In our study, PAX2 was upregulated in parietal epithelial cells and podocytes if kidney grafts of infants or children were transplanted into older recipients. Therefore, we hypothesize that a mismatch in kidney transplant size to recipient size induces a dedifferentiation response of podocytes resulting in reexpression of PAX2 and proliferation. However, as mentioned above, PAX2 reexpression in parietal cells may also suggest activation of precursor/stem cell population.42
We also examined Ki67 expression in the different transplant conditions. Ki67 is a nuclear antigen that is only detectable in proliferating cells during all active phases of the cell cycle.
Glomerular Ki67 staining was strongest when kidney grafts from infants were transplanted into adult recipients 6 months after transplantation. This correlated with the most prominent increase in graft size in this transplant constellation. In contrast to that, we could not detect induction of Ki67 expression within the graft after kidney transplantation between adults.
In summary, kidney grafts grow after transplantation if they are small for recipient size.

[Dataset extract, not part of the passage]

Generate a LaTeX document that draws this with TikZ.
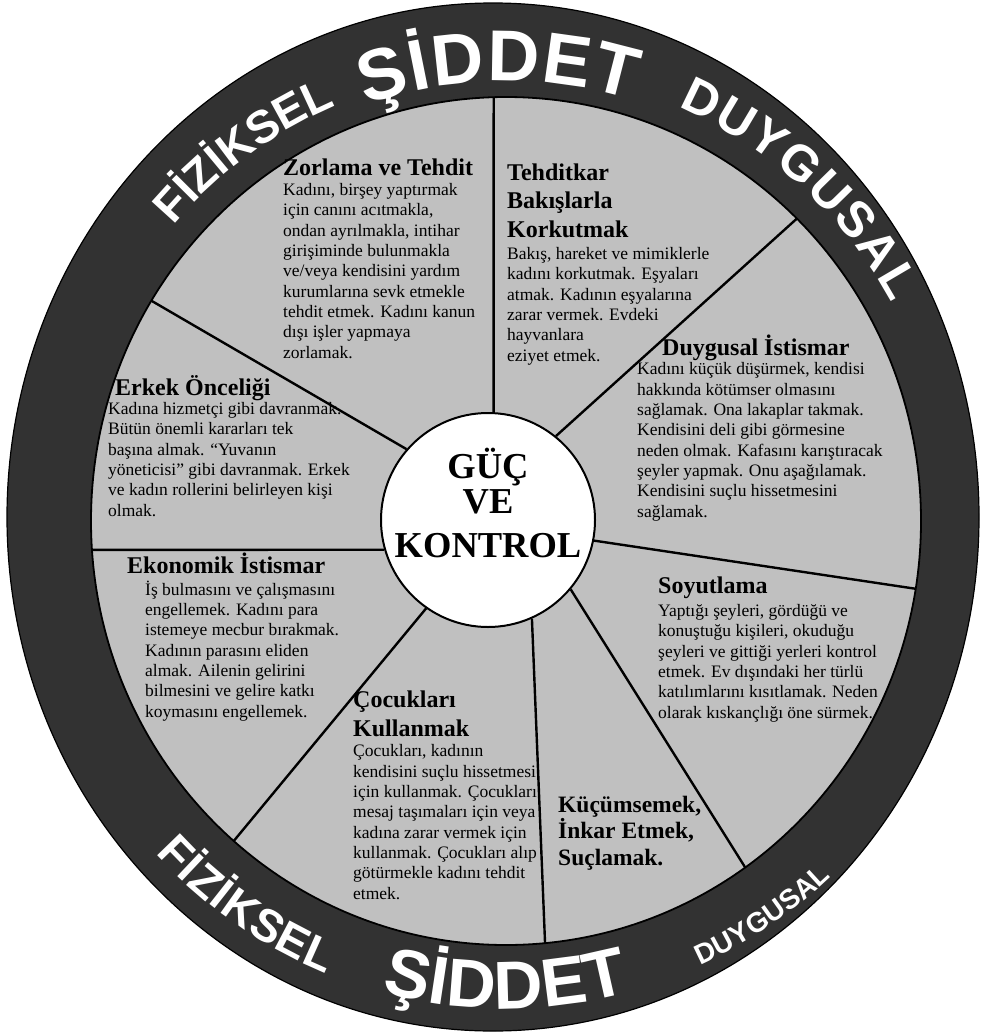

We speculate that the hyperfiltration of transplanted kidneys small for recipient body size leads to a dedifferentiation response in all glomerular epithelial cell types in an attempt to adapt to the volume expansion for the glomeruli. The constant podocyte numbers indicate that no “true” proliferation occurs but that the fast-necessary adaptation responses require a less “static” phenotype, resulting in dedifferentiation and reexpression of proliferation markers.
Our study is limited by the small case number and our simplified approach of counting cells per mm2 glomerular surface area. However, this is the first systematic documentation of glomerular cell densities and marker expressions in different transplant age and size constellations.